What happens when a rut of writers block happens – lists!
After the last 5 songs from Worship I started thinking about different albums I have always enjoyed and the experience of listening to them. Here a few I really dig:
The Beatles’ Revolver. The Beatles‟ was some of the first music I remember listening to as a child and thinking, “Wow, I like this.” It was a tape of their greatest hits and I really remember listening to it over and over again. Those songs seemed to much better than the ones from “The Right Stuff.” Revolver is fantastic for artistic and technical reasons. Technically, the Beatles began expanding their ideas with the multi-tracking capabilities of the time. But musically, every song is awesome, especially the B-side!
Gungor, Beautiful Things. This album has been described as liturgical post-rock; I would simply describe it as awesome! Musically, it is rich and deeply layered; yet it is at times decidedly simple in presentation while still maintaining a rich canvas. The themes of Beautiful Things speak to how God makes beautiful things out of all we know. It is intended to be a worship experience and when we sing songs from this album in The Journey, it is clear there is a Spirit in the air.
The Great Ladies Sing Gershwin. This is a compilation of several great jazz female vocalists such as Ella Fitzgerald, Sarah Vaughan, Nina Simone, Dinah Washington and more singing the Gershwin standards. I mention this as one of my favorite albums because it contains the most powerful recorded song I have ever listened to, Nina Simone‟s I Loves You, Porgy. It is a live recording and Simone‟s voice just pours out full of emotion and longing. When I heard it for the first time, I wept with sorrow for Bess. I must have listened to that track 30 times in a row, then a buddy of mine showed up to the dorm and I made him sit through it a half dozen times (fortunately he is a kindred spirit and got it). Still to this day it puts me almost out of shape to hear it.

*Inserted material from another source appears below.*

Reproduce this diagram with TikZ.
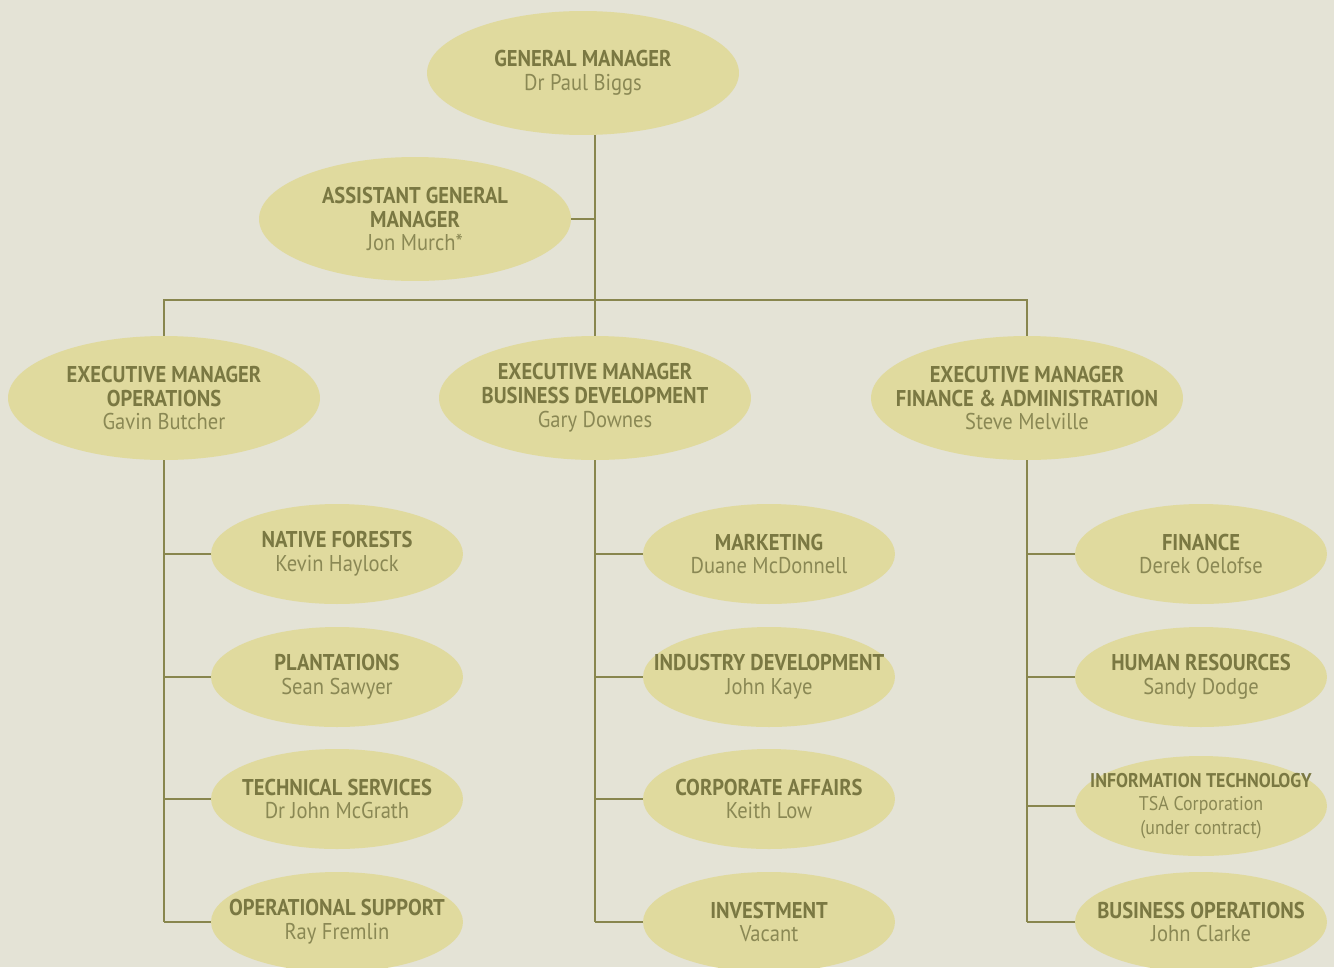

Puccini’s La Boheme. The 1972 recording featuring Pavarotti & Mirella Freni. Opera has always been a love of mine. As a voice major, I developed a great love for opera and La Boheme is just so beautiful. When I was teaching elementary music, I would always do a unit on opera for the 5th Graders. And I will never forget the last class I taught in Atlanta. As we learned about the different aspects of opera, they learned the story of Boheme. As we listened to different songs, I spoke the translation and when Rodolfo cried, “Mimi,” these students were visibly moved, some even to tears. It was really amazing, these kids who want you to believe they are straight thuggin just got all emotional. I would love to talk to them in a decade and see if they have any sort of appreciation for the opera.
Rich Mullins’ The Jesus Record. This is a different kind of album. It is a double album, featuring songs Mullins was working on soon before his untimely death and songs finished by his peers in the music industry. While it contains many great songs such as That Where I Am, You Did Not Have a Home, Heaven in His Eyes and more, the striking thing about this album for me is the demos. These are simple prayers and ideas Mullins was laying down; we can never know what edits would have been made in time. We are left with the raw performances full of shaky vocals, tempo shifts, and background noise. But what plays the loudest is Mullins‟ prayers and praises to the Lord.
Are these my Top 4 albums of all time? No, not really. But, they are four albums that I find to be authentic expressions of emotions performed with excellence. And those two things, authenticity and excellence, are very important, not just for an album, but for our faith as well. After all, Psalm 33 asks us to, Play beautiful music and worship and honor the Lord, or something like that.